The direct object / sentential complement ambiguity which occurs at the post-verbal NP in Tom admitted the students were right can be eliminated by including the complementizer that. Yet production experiments such as Ferreira and Dell (2000) suggest that speakers do not use that to avoid such ambiguities, and may not even be aware of the ambiguity during production. At the same time, evidence suggests that there are systematic differences between examples that do and do not use the complementizer. Thompson and Mulac (1991) show that the epistemicity of the main clause and the topicality of the complement contribute to that ellipsis. Hawkins (2002) argues that ellipsis is less likely when the subordinate subject is long, due to processing pressures to avoid lengthy ambiguity, and Ferreira and Dell (2000) suggest that ellipsis occurs to allow early mention of available material, such as when the main and subordinate clause subjects are the same.
These previous analyses have involved relatively small data sets, large enough to support the idea that each factor is a potential predictor of that ellipsis, but too small to allow for detailed examinations of the relative strength of each cause. We prepared a database of the approximately 1.3 million spoken and written tokens from the British National Corpus containing any of the 100 sentential complement-taking verbs listed in Garnsey et al. (1997). Approximately 182,000 of these instances involved a sentential complement, either with or without that. These examples were labeled for a variety of formal and semantic properties. The formal properties included the length of the subject and post verbal NPs and their heads, and the log lexical frequency of the heads of the subject NP and the post-verbal NP. The semantic properties consisted of automatically ranking the subject and post-verbal NPs and their heads on twenty semantic dimensions based on Latent Semantic Analysis (Deerwester et al. 1990). We then performed a variety of analyses on this data, including regression analyses to predict the extent to which various factors could predict the presence or absence of that.
Starting from a baseline of 63%, we were able to correctly predict the presence or absence of a that 79% of the time. This provides clear evidence that the presence of the complementizer is governed by contextual factors. Additionally, we show these factors conspire to reduce the occurrence of ambiguous cases such as the example in the first sentence.
Deerwester, S., Dumais, S. T., Furnas, G. W., Landauer, T. K., & Harshman, R. (1990). Indexing by Latent Semantic Analysis. Journal of the American Society For Information Science, 41, 391-407.

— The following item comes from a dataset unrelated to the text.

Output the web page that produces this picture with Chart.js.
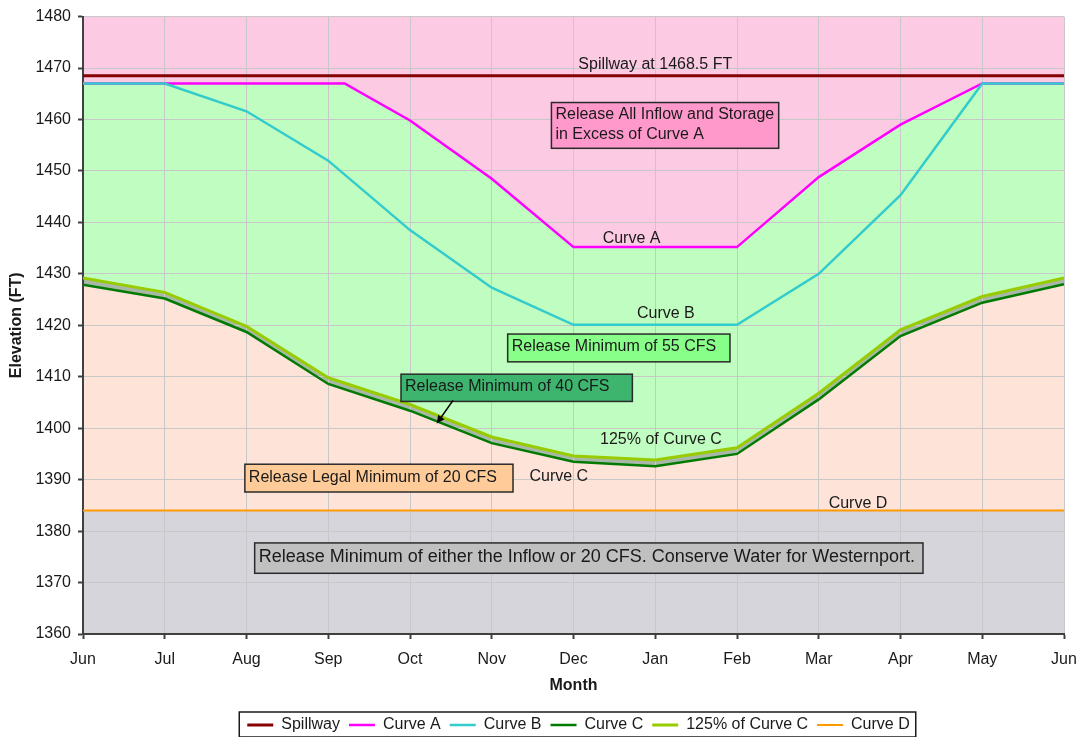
<!DOCTYPE html>
<html>
<head>
<meta charset="utf-8">
<script src="https://cdn.jsdelivr.net/npm/chart.js@4.4.0/dist/chart.umd.min.js"></script>
<style>
html, body { margin: 0; padding: 0; background: #ffffff; }
#ChartWrap { width: 1077px; height: 737px; }
</style>
</head>
<body>
<div id="ChartWrap"><canvas id="RuleCurveChart"></canvas></div>
<script>
const RuleCurveChartId = 'RuleCurveChart';

// month axis, 0 = Jun ... 12 = Jun
const MonthLabels = ['Jun', 'Jul', 'Aug', 'Sep', 'Oct', 'Nov', 'Dec', 'Jan', 'Feb', 'Mar', 'Apr', 'May', 'Jun'];
const MonthPos = [0, 1, 2, 3, 4, 5, 6, 7, 8, 9, 10, 11, 12];

const SpillwayPos = [0, 12];
const Spillway = [1468.5, 1468.5];

const CurveAPos = [0, 1, 2, 3.2, 4, 5, 6, 7, 8, 9, 10, 11, 12];
const CurveA = [1467, 1467, 1467, 1467, 1459.8, 1448.5, 1435.2, 1435.2, 1435.2, 1448.8, 1459, 1467, 1467];

const CurveB = [1467, 1467, 1461.6, 1452, 1438.5, 1427.3, 1420.1, 1420.1, 1420.1, 1430, 1445.3, 1467, 1467];
const CurveC = [1427.9, 1425.2, 1418.7, 1408.6, 1403.4, 1397.1, 1393.5, 1392.6, 1395, 1405.6, 1417.9, 1424.4, 1428];
const CurveC125 = [1429.2, 1426.4, 1419.8, 1409.8, 1404.6, 1398.3, 1394.6, 1393.8, 1396.2, 1406.8, 1419.1, 1425.6, 1429.2];

const CurveDPos = [0, 12];
const CurveD = [1384, 1384];

const YMin = 1360;
const YMax = 1480;
const YStep = 10;

// text on the plot, in axis units
const PlotNotes = [
    { text: 'Spillway at 1468.5 FT', x: 7.0, y: 1470.7 },
    { text: 'Curve A', x: 6.71, y: 1436.9 },
    { text: 'Curve B', x: 7.13, y: 1422.3 },
    { text: '125% of Curve C', x: 7.07, y: 1397.7 },
    { text: 'Curve C', x: 5.82, y: 1390.5 },
    { text: 'Curve D', x: 9.48, y: 1385.3 }
];

const PlotBoxes = [
    { lines: ['Release All Inflow and Storage', 'in Excess of Curve A'], x1: 5.73, x2: 8.51, y1: 1463.3, y2: 1454.4, fill: '#FF99CC', size: 16 },
    { lines: ['Release Minimum of 55 CFS'], x1: 5.195, x2: 7.914, y1: 1418.3, y2: 1412.9, fill: '#88FF88', size: 16 },
    { lines: ['Release Minimum of 40 CFS'], x1: 3.89, x2: 6.72, y1: 1410.5, y2: 1405.2, fill: '#3DB56E', size: 16 },
    { lines: ['Release Legal Minimum of 20 CFS'], x1: 1.98, x2: 5.26, y1: 1393.0, y2: 1387.6, fill: '#FFCC99', size: 16 },
    { lines: ['Release Minimum of either the Inflow or 20 CFS. Conserve Water for Westernport.'], x1: 2.10, x2: 10.275, y1: 1377.7, y2: 1371.8, fill: '#C0C0C0', size: 18 }
];

const PlotArrow = { x1: 4.526, y1: 1405.4, x2: 4.327, y2: 1400.9 };

function ToPoints(xs, ys)
{
    return ys.map((y, i) => ({ x: xs[i], y: y }));
}

const FontFamily = '"Liberation Sans", Arial, sans-serif';
Chart.defaults.font.family = FontFamily;
Chart.defaults.font.size = 16;
Chart.defaults.color = '#1a1a1a';

const notesPlugin = {
    id: 'plotNotes',
    afterDatasetsDraw(chart) {
        const { ctx, scales: { x, y } } = chart;
        ctx.save();
        ctx.fillStyle = '#1a1a1a';
        ctx.textAlign = 'center';
        ctx.textBaseline = 'middle';
        ctx.font = '16px ' + FontFamily;
        for (let note of PlotNotes) {
            ctx.fillText(note.text, x.getPixelForValue(note.x), y.getPixelForValue(note.y));
        }

        for (let box of PlotBoxes) {
            const left = x.getPixelForValue(box.x1);
            const right = x.getPixelForValue(box.x2);
            const top = y.getPixelForValue(box.y1);
            const bottom = y.getPixelForValue(box.y2);
            ctx.fillStyle = box.fill;
            ctx.fillRect(left, top, right - left, bottom - top);
            ctx.lineWidth = 1.5;
            ctx.strokeStyle = '#2a2a2a';
            ctx.strokeRect(left, top, right - left, bottom - top);
            ctx.fillStyle = '#1a1a1a';
            ctx.textAlign = 'left';
            ctx.font = box.size + 'px ' + FontFamily;
            const lineGap = 20.6;
            const mid = (top + bottom) / 2 - 1;
            box.lines.forEach((line, i) => {
                const ly = mid + (i - (box.lines.length - 1) / 2) * lineGap;
                ctx.fillText(line, left + 4, ly);
            });
        }

        // arrow from the 40 CFS box down to Curve C
        const ax1 = x.getPixelForValue(PlotArrow.x1);
        const ay1 = y.getPixelForValue(PlotArrow.y1);
        const ax2 = x.getPixelForValue(PlotArrow.x2);
        const ay2 = y.getPixelForValue(PlotArrow.y2);
        const ang = Math.atan2(ay2 - ay1, ax2 - ax1);
        ctx.strokeStyle = '#000000';
        ctx.fillStyle = '#000000';
        ctx.lineWidth = 1.5;
        ctx.beginPath();
        ctx.moveTo(ax1, ay1);
        ctx.lineTo(ax2 - Math.cos(ang) * 5, ay2 - Math.sin(ang) * 5);
        ctx.stroke();
        ctx.beginPath();
        ctx.moveTo(ax2, ay2);
        ctx.lineTo(ax2 - Math.cos(ang - 0.45) * 9, ay2 - Math.sin(ang - 0.45) * 9);
        ctx.lineTo(ax2 - Math.cos(ang + 0.45) * 9, ay2 - Math.sin(ang + 0.45) * 9);
        ctx.closePath();
        ctx.fill();
        ctx.restore();
    }
};

const legendBoxPlugin = {
    id: 'legendBox',
    afterLayout(chart) {
        // the legend sits a little right of centre in the original
        if (!chart.legend) return;
        chart.legend.left += 40;
        chart.legend.right += 40;
    },
    afterDraw(chart) {
        const boxes = chart.legend && chart.legend.legendHitBoxes;
        if (!boxes || boxes.length === 0) return;
        const first = boxes[0];
        const last = boxes[boxes.length - 1];
        const { ctx } = chart;
        const cy = first.top + first.height / 2;
        ctx.save();
        ctx.strokeStyle = '#1a1a1a';
        ctx.lineWidth = 1.5;
        ctx.strokeRect(first.left - 8, cy - 13, last.left + last.width + 14 - first.left, 25);
        ctx.restore();
    }
};

function LineSet(label, xs, ys, color, width, order, fill, fillColor)
{
    return {
        label: label,
        data: ToPoints(xs, ys),
        borderColor: color,
        borderWidth: width,
        backgroundColor: fillColor || color,
        pointRadius: 0,
        tension: 0,
        fill: fill,
        order: order
    };
}

new Chart(document.getElementById(RuleCurveChartId),
{
    type: 'line',
    data:
    {
        datasets: [
            // spillway fill paints the bottom (grey) band under everything else
            LineSet('Spillway', SpillwayPos, Spillway, '#850000', 3, 10, 'start', '#D6D5DB'),
            LineSet('Curve A', CurveAPos, CurveA, '#FF00FF', 2.5, 2, 'end', '#FDCAE4'),
            LineSet('Curve B', MonthPos, CurveB, '#33CCCC', 2.5, 1, false),
            LineSet('Curve C', MonthPos, CurveC, '#007A00', 2.5, 3, 4, '#A8B8A8'),
            LineSet('125% of Curve C', MonthPos, CurveC125, '#99CC00', 3, 4, 1, '#C0FDC0'),
            LineSet('Curve D', CurveDPos, CurveD, '#FF9900', 2, 5, 3, '#FDE3D8')
        ]
    },
    options:
    {
        responsive: true,
        maintainAspectRatio: false,
        animation: false,
        layout: { padding: { left: 0, right: 0, top: 15, bottom: -6 } },
        plugins:
        {
            filler: { drawTime: 'beforeDraw' },
            tooltip: { enabled: false },
            legend:
            {
                position: 'bottom',
                labels:
                {
                    usePointStyle: true,
                    pointStyle: 'line',
                    pointStyleWidth: 26,
                    padding: 9,
                    color: '#1a1a1a',
                    font: { size: 16 },
                    sort: (a, b) => a.datasetIndex - b.datasetIndex
                }
            }
        },
        scales:
        {
            x:
            {
                type: 'linear',
                min: 0,
                max: 12,
                afterFit: (scale) => { scale.height = 74; scale.paddingRight = 13; },
                ticks:
                {
                    stepSize: 1,
                    padding: 11,
                    color: '#1a1a1a',
                    font: { size: 16 },
                    callback: (value) => MonthLabels[value]
                },
                grid: { color: '#C8C8C8', lineWidth: 1, tickLength: 5, tickColor: '#404040', tickWidth: 2 },
                border: { color: '#404040', width: 2 },
                title: { display: true, text: 'Month', color: '#1a1a1a', font: { size: 16, weight: 'bold' }, padding: { top: 0, bottom: 13 } }
            },
            y:
            {
                min: YMin,
                max: YMax,
                afterFit: (scale) => { scale.width = 83; },
                ticks: { stepSize: YStep, padding: 7, color: '#1a1a1a', font: { size: 16 }, callback: (value) => String(value) },
                grid: { color: '#C8C8C8', lineWidth: 1, tickLength: 5, tickColor: '#404040', tickWidth: 2 },
                border: { color: '#404040', width: 2 },
                title: { display: true, text: 'Elevation (FT)', color: '#1a1a1a', font: { size: 16, weight: 'bold' }, padding: { top: 7, bottom: 0 } }
            }
        }
    },
    plugins: [notesPlugin, legendBoxPlugin]
});
</script>
</body>
</html>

Ferreira, V. S., & Dell, G. S. (2000). Effect of ambiguity and lexical availability on syntactic and lexical production. Cognitive Psychology, 40(4), 296-340.
Garnsey, S. M., Pearlmutter, N. J., Myers, E., & Lotocky, M. A. (1997). The contributions of verb bias and plausibility to the comprehension of temporarily ambiguous sentences. Journal of Memory & Language, 37(1), 58-93.
Hawkins, J. A. (2002). Symmetries and asymmetries: their grammar, typology and parsing. Theoretical Linguistics, 28(2), 95-150.
Thompson, S. A., & Mulac, A. (1991). The discourse conditions for the use of the complementizer `that' in conversational English. Journal of Pragmatics, 15, 237-251.